Take the lines from the top down to and including the one with "bH = ax.bar(x, H, w, bottom=S" and repeat them exactly. Omit images.
— start of Raw data —
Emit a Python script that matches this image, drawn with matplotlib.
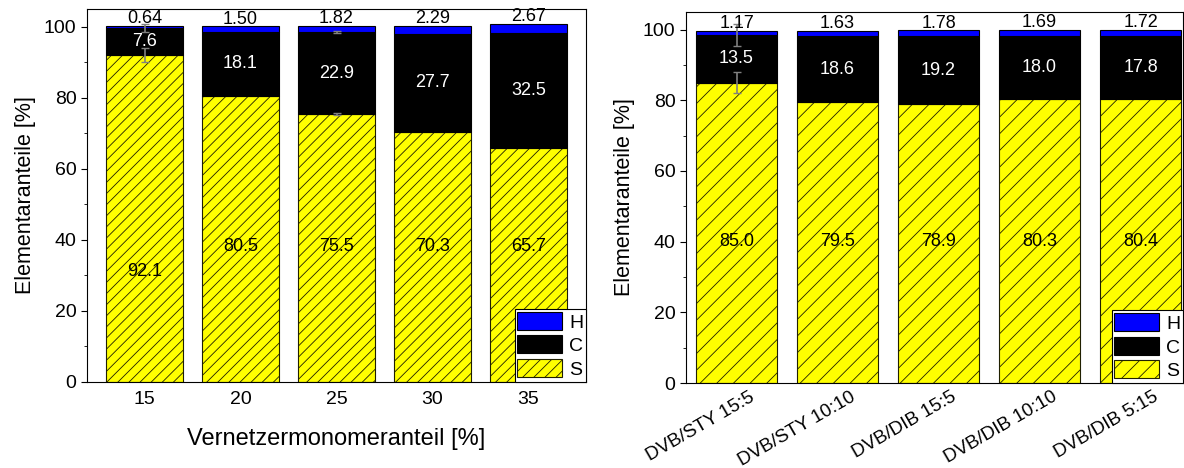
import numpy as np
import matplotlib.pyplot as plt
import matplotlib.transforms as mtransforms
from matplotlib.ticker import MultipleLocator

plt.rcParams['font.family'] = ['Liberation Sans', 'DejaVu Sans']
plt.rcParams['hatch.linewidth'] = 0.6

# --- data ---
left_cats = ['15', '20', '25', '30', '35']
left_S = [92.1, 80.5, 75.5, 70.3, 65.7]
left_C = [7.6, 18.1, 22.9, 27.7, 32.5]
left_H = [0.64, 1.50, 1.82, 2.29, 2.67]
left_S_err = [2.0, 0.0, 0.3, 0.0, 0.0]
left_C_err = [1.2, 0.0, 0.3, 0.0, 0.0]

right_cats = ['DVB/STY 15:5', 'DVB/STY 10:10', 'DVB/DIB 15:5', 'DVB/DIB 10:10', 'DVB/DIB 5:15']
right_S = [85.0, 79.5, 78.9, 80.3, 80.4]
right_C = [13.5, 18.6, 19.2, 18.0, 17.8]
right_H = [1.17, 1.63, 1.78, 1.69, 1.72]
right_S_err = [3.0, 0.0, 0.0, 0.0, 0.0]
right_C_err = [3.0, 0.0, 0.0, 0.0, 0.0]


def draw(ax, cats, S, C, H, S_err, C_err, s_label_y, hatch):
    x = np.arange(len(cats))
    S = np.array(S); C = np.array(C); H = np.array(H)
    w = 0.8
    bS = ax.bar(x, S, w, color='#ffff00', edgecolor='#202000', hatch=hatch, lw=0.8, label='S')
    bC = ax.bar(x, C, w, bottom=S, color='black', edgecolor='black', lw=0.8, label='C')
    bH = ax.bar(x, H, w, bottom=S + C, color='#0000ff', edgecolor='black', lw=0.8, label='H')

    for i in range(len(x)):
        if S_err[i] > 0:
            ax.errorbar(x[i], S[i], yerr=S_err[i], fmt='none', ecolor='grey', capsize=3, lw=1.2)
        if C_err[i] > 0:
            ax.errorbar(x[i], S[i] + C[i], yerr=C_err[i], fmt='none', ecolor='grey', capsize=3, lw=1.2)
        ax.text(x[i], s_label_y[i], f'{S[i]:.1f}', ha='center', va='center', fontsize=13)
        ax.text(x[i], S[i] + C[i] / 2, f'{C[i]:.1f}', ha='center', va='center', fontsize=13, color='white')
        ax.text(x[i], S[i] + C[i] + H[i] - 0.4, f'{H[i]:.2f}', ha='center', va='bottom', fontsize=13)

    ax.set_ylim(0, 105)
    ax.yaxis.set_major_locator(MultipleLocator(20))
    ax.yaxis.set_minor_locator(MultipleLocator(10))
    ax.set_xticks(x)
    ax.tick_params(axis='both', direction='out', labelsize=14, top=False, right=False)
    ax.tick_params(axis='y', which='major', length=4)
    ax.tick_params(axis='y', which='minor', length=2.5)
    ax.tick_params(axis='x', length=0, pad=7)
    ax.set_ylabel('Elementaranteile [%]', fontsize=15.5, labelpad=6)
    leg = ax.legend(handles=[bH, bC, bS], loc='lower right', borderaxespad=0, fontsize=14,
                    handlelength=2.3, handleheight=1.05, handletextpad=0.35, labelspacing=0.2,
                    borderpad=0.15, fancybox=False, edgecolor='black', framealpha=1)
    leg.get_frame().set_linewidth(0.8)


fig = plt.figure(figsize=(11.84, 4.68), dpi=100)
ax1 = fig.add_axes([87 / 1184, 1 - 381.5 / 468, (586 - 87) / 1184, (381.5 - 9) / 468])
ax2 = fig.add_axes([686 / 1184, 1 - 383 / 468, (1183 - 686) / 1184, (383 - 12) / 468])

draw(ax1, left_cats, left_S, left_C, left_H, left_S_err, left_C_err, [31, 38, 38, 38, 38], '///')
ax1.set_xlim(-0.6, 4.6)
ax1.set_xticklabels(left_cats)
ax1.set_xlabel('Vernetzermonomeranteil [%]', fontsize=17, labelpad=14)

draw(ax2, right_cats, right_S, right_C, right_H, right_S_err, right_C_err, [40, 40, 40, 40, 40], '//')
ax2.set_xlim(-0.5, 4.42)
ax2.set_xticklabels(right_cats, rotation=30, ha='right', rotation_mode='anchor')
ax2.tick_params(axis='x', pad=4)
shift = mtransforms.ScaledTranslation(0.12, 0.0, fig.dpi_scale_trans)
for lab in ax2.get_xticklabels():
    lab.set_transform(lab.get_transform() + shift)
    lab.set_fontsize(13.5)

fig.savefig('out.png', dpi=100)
— end of Raw data —
▶ _Task answer_
Emit a Python script that matches this image, drawn with matplotlib.
import numpy as np
import matplotlib.pyplot as plt
import matplotlib.transforms as mtransforms
from matplotlib.ticker import MultipleLocator

plt.rcParams['font.family'] = ['Liberation Sans', 'DejaVu Sans']
plt.rcParams['hatch.linewidth'] = 0.6

# --- data ---
left_cats = ['15', '20', '25', '30', '35']
left_S = [92.1, 80.5, 75.5, 70.3, 65.7]
left_C = [7.6, 18.1, 22.9, 27.7, 32.5]
left_H = [0.64, 1.50, 1.82, 2.29, 2.67]
left_S_err = [2.0, 0.0, 0.3, 0.0, 0.0]
left_C_err = [1.2, 0.0, 0.3, 0.0, 0.0]

right_cats = ['DVB/STY 15:5', 'DVB/STY 10:10', 'DVB/DIB 15:5', 'DVB/DIB 10:10', 'DVB/DIB 5:15']
right_S = [85.0, 79.5, 78.9, 80.3, 80.4]
right_C = [13.5, 18.6, 19.2, 18.0, 17.8]
right_H = [1.17, 1.63, 1.78, 1.69, 1.72]
right_S_err = [3.0, 0.0, 0.0, 0.0, 0.0]
right_C_err = [3.0, 0.0, 0.0, 0.0, 0.0]


def draw(ax, cats, S, C, H, S_err, C_err, s_label_y, hatch):
    x = np.arange(len(cats))
    S = np.array(S); C = np.array(C); H = np.array(H)
    w = 0.8
    bS = ax.bar(x, S, w, color='#ffff00', edgecolor='#202000', hatch=hatch, lw=0.8, label='S')
    bC = ax.bar(x, C, w, bottom=S, color='black', edgecolor='black', lw=0.8, label='C')
    bH = ax.bar(x, H, w, bottom=S + C, color='#0000ff', edgecolor='black', lw=0.8, label='H')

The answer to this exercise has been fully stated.